Ingestion#

Ingestion normalizes heterogeneous inputs into SourceDocument. Implementation lives in sourcery/ingest/loaders.py.

Supported Source Types#

  • Inline text
  • Local text-like files: .txt, .md, .rst, .csv, .json, .jsonl, .yaml, .yml
  • PDF files (.pdf, requires pypdf)
  • HTML files and raw HTML
  • HTTP/HTTPS URLs
  • OCR image files: .png, .jpg, .jpeg, .webp, .tiff, .bmp (requires Pillow + pytesseract)

Primary APIs#

  • load_source_document(source, ...)
  • load_source_documents(sources, ...)

Extended APIs:

  • load_pdf_document(path, ...)
  • load_html_document(source, raw_html=False, ...)
  • load_url_document(url, ...)
  • load_ocr_image_document(path, ...)

Examples#

Load one source automatically:

from sourcery.ingest import load_source_document

doc = load_source_document("reports/q4.pdf")

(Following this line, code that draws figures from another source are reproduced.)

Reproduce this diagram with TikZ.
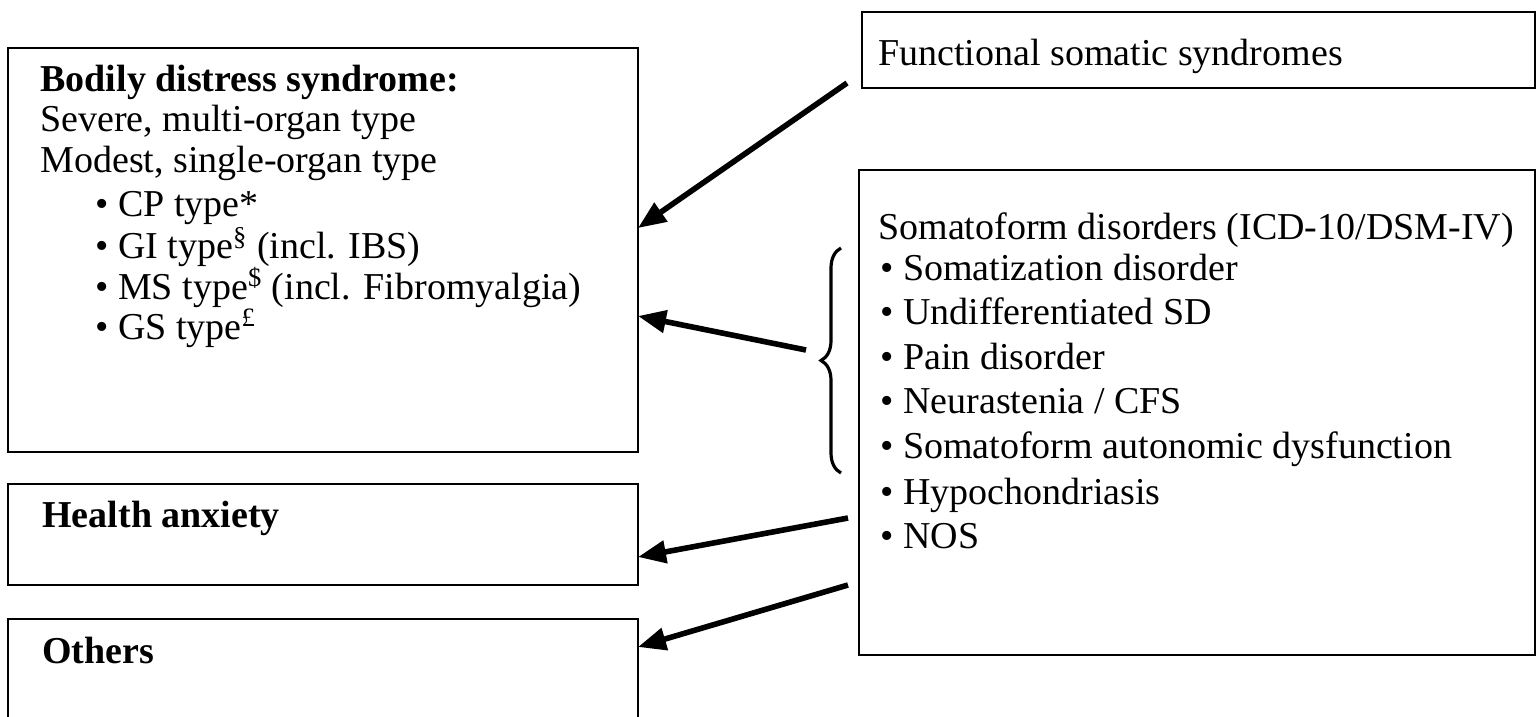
\documentclass[tikz,border=0pt]{standalone}
\usepackage{fontspec}
\setmainfont{Liberation Serif}
\usetikzlibrary{arrows.meta,calc,decorations.pathreplacing}
\begin{document}
\begin{tikzpicture}[x=0.5pt,y=-0.5pt,
  box/.style={draw,line width=1pt,inner sep=0pt,outer sep=0pt,rectangle},
  txt/.style={anchor=base west,inner sep=0pt,font=\fontsize{19pt}{22pt}\selectfont},
  btxt/.style={txt,font=\fontsize{19pt}{22pt}\selectfont\bfseries},
  link/.style={line width=2.8pt,-{Triangle[length=14pt,width=11pt]}},
  bracestyle/.style={line width=1.6pt,decorate,decoration={brace,amplitude=10pt}}]
\useasboundingbox (0,0) rectangle (1536,717);

% boxes
\node[box,minimum width=315pt,minimum height=202pt] (bds) at (323,250) {};
\node[box,minimum width=315pt,minimum height=50.5pt] (ha) at (323,534.5) {};
\node[box,minimum width=315pt,minimum height=60.5pt] (oth) at (323,679.5) {};
\node[box,minimum width=336.5pt,minimum height=38pt] (fss) at (1198.5,50) {};
\node[box,minimum width=338pt,minimum height=242.5pt] (sf) at (1197,412.5) {};

% bodily distress syndrome
\node[btxt] (b0) at (40,92) {Bodily distress syndrome:};
\node[txt] (b1) at (40,132) {Severe, multi-organ type};
\node[txt] (b2) at (40,172) {Modest, single-organ type};
\node[txt] (b3) at (95,216) {\textbullet\ CP type*};
\node[txt] (b4) at (95,258) {\textbullet\ GI type\textsuperscript{\S} (incl. IBS)};
\node[txt] (b5) at (95,299) {\textbullet\ MS type\textsuperscript{\$} (incl. Fibromyalgia)};
\node[txt] (b6) at (95,339) {\textbullet\ GS type\textsuperscript{\pounds}};

% other left boxes
\node[btxt] (h0) at (42,527) {Health anxiety};
\node[btxt] (o0) at (42,663) {Others};

% right boxes
\node[txt] (f0) at (878,66) {Functional somatic syndromes};
\node[txt] (s0) at (878,239) {Somatoform disorders (ICD-10/DSM-IV)};
\node[txt] (s1) at (880,280) {\textbullet\ Somatization disorder};
\node[txt] (s2) at (880,324) {\textbullet\ Undifferentiated SD};
\node[txt] (s3) at (880,369) {\textbullet\ Pain disorder};
\node[txt] (s4) at (880,413) {\textbullet\ Neurastenia / CFS};
\node[txt] (s5) at (880,458) {\textbullet\ Somatoform autonomic dysfunction};
\node[txt] (s6) at (880,504) {\textbullet\ Hypochondriasis};
\node[txt] (s7) at (880,548) {\textbullet\ NOS};

% brace grouping the first five somatoform items
\coordinate (brlo) at (841,473);
\coordinate (brhi) at (841,248);
\draw[bracestyle] (brlo) -- (brhi);

% arrow tails
\coordinate (t1) at (847,83);
\coordinate (t2) at (806,350);
\coordinate (t3) at (848,518);
\coordinate (t4) at (848,585);

% arrows
\draw[link] (t1) -- ($(bds.north east)+(0,180)$);
\draw[link] (t2) -- ($(bds.north east)+(0,268)$);
\draw[link] (t3) -- ($(ha.north east)+(0,73)$);
\draw[link] (t4) -- ($(oth.north east)+(0,28)$);
\end{tikzpicture}
\end{document}
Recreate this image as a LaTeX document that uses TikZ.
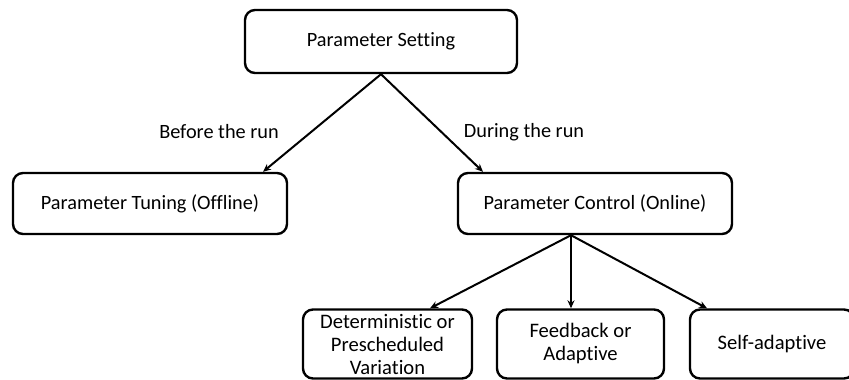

Load multiple mixed sources:

from sourcery.ingest import load_source_documents

documents = load_source_documents([
    "notes.txt",
    "https://example.com/post",
    "Raw inline text to extract from",
])

Load raw HTML string explicitly:

from sourcery.ingest.loaders import load_html_document

doc = load_html_document("<html><body><h1>Hello</h1></body></html>", raw_html=True)

Failure Modes#

  • Missing optional dependency -> SourceryDependencyError
  • Empty parsed content -> SourceryIngestionError
  • Invalid URL passed to load_url_document(...) -> SourceryIngestionError
  • Missing PDF/HTML/image path in dedicated loaders -> SourceryIngestionError

Operational Notes#

  • URL ingestion auto-detects PDF vs HTML vs plain text by content type and payload.
  • OCR requires system Tesseract to be installed in addition to Python packages.
  • load_source_document("missing/path.txt") does not raise by default; because the path does not exist, it is treated as inline text. Use dedicated loaders when you require strict path existence checks.